We present rest-frame optical spectra for a sample of 9 low-mass star-forming galaxies in the redshift range 1.5 < z < 3 which are gravitationally lensed by foreground clusters .
We used Triplespec , an echelle spectrograph at the Palomar 200-inch telescope that is very effective for this purpose as it samples the entire near-infrared spectrum simultaneously .
By measuring the flux of nebular emission lines we derive gas phase metallicities and star formation rates , and by fitting the optical to infrared spectral energy distributions we obtain stellar masses .
Taking advantage of the high magnification due to strong lensing we are able to probe the physical properties of galaxies with stellar masses in the range 7.8 < \log M / M _ { \odot } < 9.4 whose star formation rates are similar to those of typical star-forming galaxies in the local universe .
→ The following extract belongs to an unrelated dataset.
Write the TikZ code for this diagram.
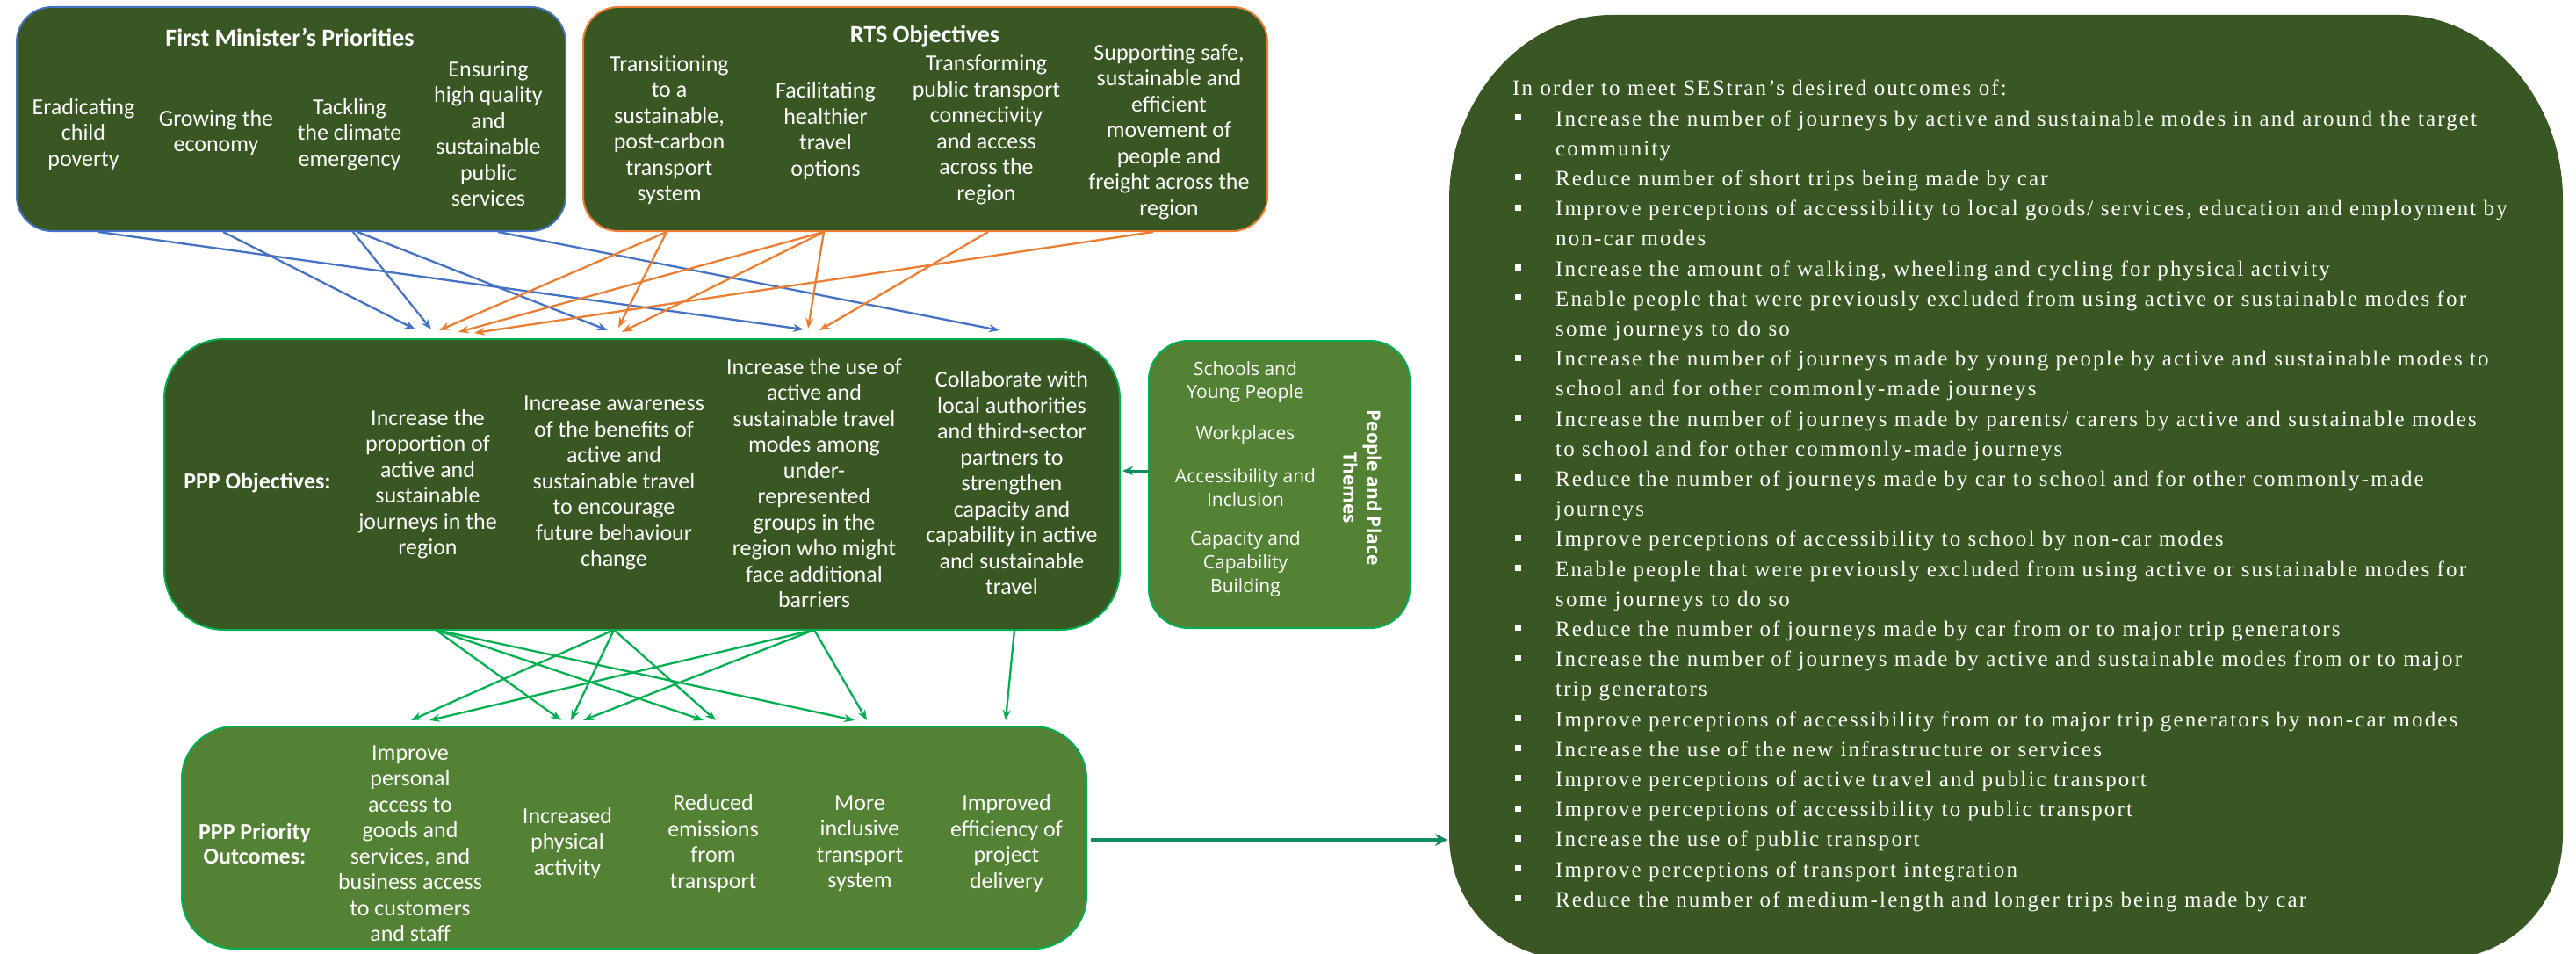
\documentclass[tikz,border=0pt]{standalone}
\usepackage{fontspec}
\setmainfont{Carlito}
\newfontfamily\osf{Open Sans}
\newfontfamily\rbf[LetterSpace=8.5]{Liberation Serif}
\usetikzlibrary{arrows.meta}
\definecolor{dkg}{HTML}{385723}
\definecolor{mdg}{HTML}{548235}
\definecolor{brg}{HTML}{00B050}
\definecolor{fmb}{HTML}{4472C4}
\definecolor{rto}{HTML}{ED7D31}
\definecolor{tealarr}{HTML}{108C5F}
\newcommand{\rbbul}{\makebox[49pt][l]{\hspace{3pt}\rule[6pt]{7pt}{7pt}}}
\newcommand{\rbind}{\hspace*{49pt}}
\tikzset{
  bigbox/.style={draw, line width=2pt, inner sep=0pt},
  itm/.style={text=white, align=center, inner sep=0pt, font=\fontsize{26}{29.5}\selectfont},
  ttl/.style={text=white, align=center, inner sep=0pt, font=\fontsize{28}{32}\selectfont\bfseries},
  lbl/.style={text=white, align=center, inner sep=0pt, font=\fontsize{26}{28}\selectfont\bfseries},
  thm/.style={text=white, align=center, inner sep=0pt, font=\osf\fontsize{21}{26.7}\selectfont},
  tip/.style={-{Stealth[length=12pt,width=9pt]}},
  barr/.style={draw=fmb, line width=2.3pt, tip},
  oarr/.style={draw=rto, line width=2.3pt, tip},
  garr/.style={draw=brg, line width=2.3pt, tip},
}
\begin{document}
\begin{tikzpicture}[x=1pt,y=-1pt]
\useasboundingbox (0,0) rectangle (2933,1086);
% ---------- boxes
\node[bigbox, draw=fmb, fill=dkg, rounded corners=40pt, minimum width=625pt, minimum height=255pt] (fm) at (331.5,135.5) {};
\node[bigbox, draw=rto, fill=dkg, rounded corners=40pt, minimum width=779pt, minimum height=255pt] (rts) at (1053.5,135.5) {};
\node[bigbox, draw=brg, fill=dkg, rounded corners=68pt, minimum width=1088pt, minimum height=331pt] (ppp) at (731,551.5) {};
\node[bigbox, draw=brg, fill=mdg, rounded corners=45pt, minimum width=297pt, minimum height=327pt] (thmb) at (1456.5,551.5) {};
\node[bigbox, draw=brg, fill=mdg, rounded corners=60pt, minimum width=1030pt, minimum height=253pt] (out) at (722,953.5) {};
% right box
\fill[dkg] (1650,227) .. controls (1650,112) and (1735,17) .. (1835,17) -- (2733,17)
  .. controls (2833,17) and (2918,112) .. (2918,227) -- (2918,950)
  .. controls (2918,1030) and (2858,1092) .. (2778,1092) -- (1790,1092)
  .. controls (1710,1092) and (1650,1030) .. (1650,950) -- cycle;
% ---------- FM text
\node[ttl] (fmt) at (330,42) {First Minister’s Priorities};
\node[itm] (fm1) at (95,153) {Eradicating\\child\\poverty};
\node[itm] (fm2) at (246,151) {Growing the\\economy};
\node[itm] (fm3) at (398,153) {Tackling\\the climate\\emergency};
\node[itm] (fm4) at (556,152) {Ensuring\\high quality\\and\\sustainable\\public\\services};
% ---------- RTS text
\node[ttl] (rtst) at (1053,41) {RTS Objectives};
\node[itm] (rt1) at (762,148) {Transitioning\\to a\\sustainable,\\post-carbon\\transport\\system};
\node[itm] (rt2) at (940,149) {Facilitating\\healthier\\travel\\options};
\node[itm] (rt3) at (1123,148) {Transforming\\public transport\\connectivity\\and access\\across the\\region};
\node[itm] (rt4) at (1331,150) {Supporting safe,\\sustainable and\\efficient\\movement of\\people and\\freight across the\\region};
% ---------- PPP objectives
\node[lbl] (pppl) at (293,550) {PPP Objectives:};
\node[itm] (po1) at (487,551) {Increase the\\proportion of\\active and\\sustainable\\journeys in the\\region};
\node[itm] (po2) at (699,550) {Increase awareness\\of the benefits of\\active and\\sustainable travel\\to encourage\\future behaviour\\change};
\node[itm] (po3) at (927,550) {Increase the use of\\active and\\sustainable travel\\modes among\\under-\\represented\\groups in the\\region who might\\face additional\\barriers};
\node[itm] (po4) at (1152,550) {Collaborate with\\local authorities\\and third-sector\\partners to\\strengthen\\capacity and\\capability in active\\and sustainable\\travel};
% ---------- themes
\node[thm] (th1) at (1418,435) {Schools and\\Young People};
\node[thm] (th2) at (1418,495) {Workplaces};
\node[thm] (th3) at (1418,555) {Accessibility and\\Inclusion};
\node[thm] (th4) at (1418,642) {Capacity and\\Capability\\Building};
\node[thm, font=\osf\fontsize{21}{27}\selectfont\bfseries, rotate=-90] (tht) at (1551,555) {People and Place\\Themes};
% ---------- outcomes
\node[lbl] (outl) at (290,960) {PPP Priority\\Outcomes:};
\node[itm] (oc1) at (467,960) {Improve\\personal\\access to\\goods and\\services, and\\business access\\to customers\\and staff};
\node[itm] (oc2) at (646,960) {Increased\\physical\\activity};
\node[itm] (oc3) at (812,960) {Reduced\\emissions\\from\\transport};
\node[itm] (oc4) at (979,960) {More\\inclusive\\transport\\system};
\node[itm] (oc5) at (1146,960) {Improved\\efficiency of\\project\\delivery};
% ---------- right box text
\node[text=white, align=left, inner sep=0pt, anchor=north west, font=\rbf\fontsize{25}{34.2}\selectfont] (rbt) at (1722,91) {%
In order to meet SEStran’s desired outcomes of:\\
\rbbul Increase the number of journeys by active and sustainable modes in and around the target\\
\rbind community\\
\rbbul Reduce number of short trips being made by car\\
\rbbul Improve perceptions of accessibility to local goods/ services, education and employment by\\
\rbind non-car modes\\
\rbbul Increase the amount of walking, wheeling and cycling for physical activity\\
\rbbul Enable people that were previously excluded from using active or sustainable modes for\\
\rbind some journeys to do so\\
\rbbul Increase the number of journeys made by young people by active and sustainable modes to\\
\rbind school and for other commonly-made journeys\\
\rbbul Increase the number of journeys made by parents/ carers by active and sustainable modes\\
\rbind to school and for other commonly-made journeys\\
\rbbul Reduce the number of journeys made by car to school and for other commonly-made\\
\rbind journeys\\
\rbbul Improve perceptions of accessibility to school by non-car modes\\
\rbbul Enable people that were previously excluded from using active or sustainable modes for\\
\rbind some journeys to do so\\
\rbbul Reduce the number of journeys made by car from or to major trip generators\\
\rbbul Increase the number of journeys made by active and sustainable modes from or to major\\
\rbind trip generators\\
\rbbul Improve perceptions of accessibility from or to major trip generators by non-car modes\\
\rbbul Increase the use of the new infrastructure or services\\
\rbbul Improve perceptions of active travel and public transport\\
\rbbul Improve perceptions of accessibility to public transport\\
\rbbul Increase the use of public transport\\
\rbbul Improve perceptions of transport integration\\
\rbbul Reduce the number of medium-length and longer trips being made by car};
% ---------- connector end points
\coordinate (fmA) at (112,264);
\coordinate (fmB) at (254,264);
\coordinate (fmC) at (402,264);
\coordinate (fmC2) at (407,264);
\coordinate (fmD) at (567,264);
\coordinate (rtA) at (759,264);
\coordinate (rtB) at (938,264);
\coordinate (rtC) at (1125,264);
\coordinate (rtD) at (1313,264);
\coordinate (p1a) at (473,375);
\coordinate (p1b) at (491,375);
\coordinate (p1c) at (500,376);
\coordinate (p1d) at (522,378);
\coordinate (p1e) at (540,379);
\coordinate (p2a) at (692,376);
\coordinate (p2b) at (704,373);
\coordinate (p2c) at (708,378);
\coordinate (p3a) at (915,375);
\coordinate (p3b) at (920,374);
\coordinate (p3c) at (933,376);
\coordinate (p4a) at (1138,376);
\coordinate (q1) at (496,717);
\coordinate (q2) at (699,717);
\coordinate (q3) at (927,717);
\coordinate (q4) at (1155,717);
\coordinate (r1a) at (468,820);
\coordinate (r1b) at (489,820);
\coordinate (r2a) at (639,820);
\coordinate (r2b) at (650,820);
\coordinate (r2c) at (664,820);
\coordinate (r3a) at (801,820);
\coordinate (r3b) at (815,820);
\coordinate (r4a) at (973,820);
\coordinate (r4b) at (987,820);
\coordinate (r5) at (1145,820);
\coordinate (thL) at (1308,536);
\coordinate (ppR) at (1278,536);
\coordinate (ocR) at (1242,956);
\coordinate (rbL) at (1648,956);
% ---------- blue connectors
\draw[barr] (fmA) -- (p3a);
\draw[barr] (fmB) -- (p1a);
\draw[barr] (fmC) -- (p1b);
\draw[barr] (fmC2) -- (p2a);
\draw[barr] (fmD) -- (p4a);
% ---------- orange connectors
\draw[oarr] (rtA) -- (p1c);
\draw[oarr] (rtA) -- (p2b);
\draw[oarr] (rtB) -- (p1d);
\draw[oarr] (rtB) -- (p2c);
\draw[oarr] (rtB) -- (p3b);
\draw[oarr] (rtC) -- (p3c);
\draw[oarr] (rtD) -- (p1e);
% ---------- green connectors
\draw[garr] (q1) -- (r2a);
\draw[garr] (q1) -- (r3a);
\draw[garr] (q1) -- (r4a);
\draw[garr] (q2) -- (r1a);
\draw[garr] (q2) -- (r2b);
\draw[garr] (q2) -- (r3b);
\draw[garr] (q3) -- (r1b);
\draw[garr] (q3) -- (r2c);
\draw[garr] (q3) -- (r4b);
\draw[garr] (q4) -- (r5);
% ---------- teal connectors
\draw[draw=tealarr, line width=3pt, -{Stealth[length=12pt,width=10pt]}] (thL) -- (ppR);
\draw[draw=tealarr, line width=5pt, -{Stealth[length=14pt,width=14pt]}] (ocR) -- (rbL);
\end{tikzpicture}
\end{document}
We compare our results with the locally determined relation between stellar mass , gas metallicity and star formation rate .
Our data are in excellent agreement with this relation , with an average offset \langle \Delta \log ( \mathrm { O / H } ) \rangle = 0.01 \pm 0.08 , suggesting a universal relationship .
Remarkably , the scatter around the fundamental metallicity relation is only 0.24 dex , smaller than that observed locally at the same stellar masses , which may provide an important additional constraint for galaxy evolution models .